The Uncaged Sky by British-Australian academic Dr Kylie Moore-Gilbert is an enthralling account of her arrest, accused of espionage, at Tehran Airport in September 2018 and of enduring 804 days in an Iranian prison.
Cut-off from the outside world, and written with extraordinary recall of events, that she survived was due to her realisation that the only way to remain sane was to disassociate herself from the situation.
Kept mainly in solitary confinement in a small, windowless cell, her bed a pile of hairy blankets, she was forced to wear a blindfold when marched out for interminable questioning by her captors, Iran’s Revolutionary Guards.
A Jewish husband (who meanly offered her no support) and several visits to the hated Zionist state made her especially suspect of spying.
Published in March 2022, The Uncaged Sky is an absorbing first person experience among earlier books written by other victims of fate and misadventure (Death and Ten Years by Roger Cooper detained for five years while on a business trip to Iran in 1985 being significant).
This said, I would have liked to have learned a few details of Dr Moore-Gilbert’s life before her arrest. And something of her reintegration into society since returning to Melbourne (albeit likely due to her writing full pelt to get her experiences down).
And it is evident that while a specialist in Islamic studies with local contacts, she greatly miscalculated the risks associated with travelling between sensitive parts of the Middle East.
What she was doing in Bahrain is only explained as a vague reference to researching the rights of its majority Shi’a population, the subject of her thesis. In which case it surprises she was not apprehended by local authorities who live in terror of Iranian designs on their island kingdom ruled by the Sunni al-Khalifa family and closely monitored by Saudi Arabia.
Did she have a government invitation to attend the Islamic conference in the holy Shi’a city of Qum? If so, it is odd she was arrested although sudden reverses are not uncommon in this ever fluid part of the world as I have discovered.
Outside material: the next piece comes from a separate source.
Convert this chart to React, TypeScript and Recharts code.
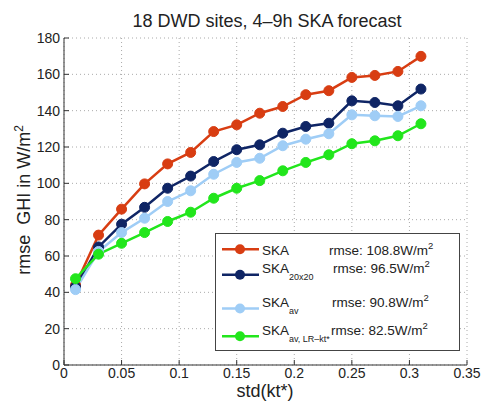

Largely due to the constant interrogations, The Uncaged Sky is a trifle repetitive up to page 80 after which it takes on a life of its own as we meet other detainees in the infamous Evin and Qarchak prisons where she was held: the book is dedicated to her best friends Niloufar Bayani and Sepideh Kashani with whom she communicated via messages hidden in pot plants.
About halfway through the almost 500 pages, somewhat astonishingly we learn that Qazi Zadeh, the official responsible for Dr Moore-Gilbert’s case became infatuated by her. Her multiple hunger strikes and attempt at escape were brave and defiant so if not for her attractive looks, it is possible he could not help falling for the gutsy prisoner from Down Under.
Hopefully writing The Uncaged Sky has acted as a sort of exorcism for Dr Moore-Gilbert and that this grim episode in her life, she is now 36, will eventually start to fade.
Her experiences are also a warning to travellers, academic or simple adventurers, not to depart our halcyon shores for dubious destinations without being cognizant of potholes on the road ahead.
Finally, while well edited, The Uncaged Sky has one conspicuous error.
On page 189, referring to the dreaded Iranian Judge Salavati, Dr Moore-Gilbert describes a prisoner convicted of corruption, of being sentenced to death: “…he was hung by the regime on 12 December 2020.”
Curtains are hung, people are hanged.
The Uncaged Sky is published by Ultimo Press, 2022.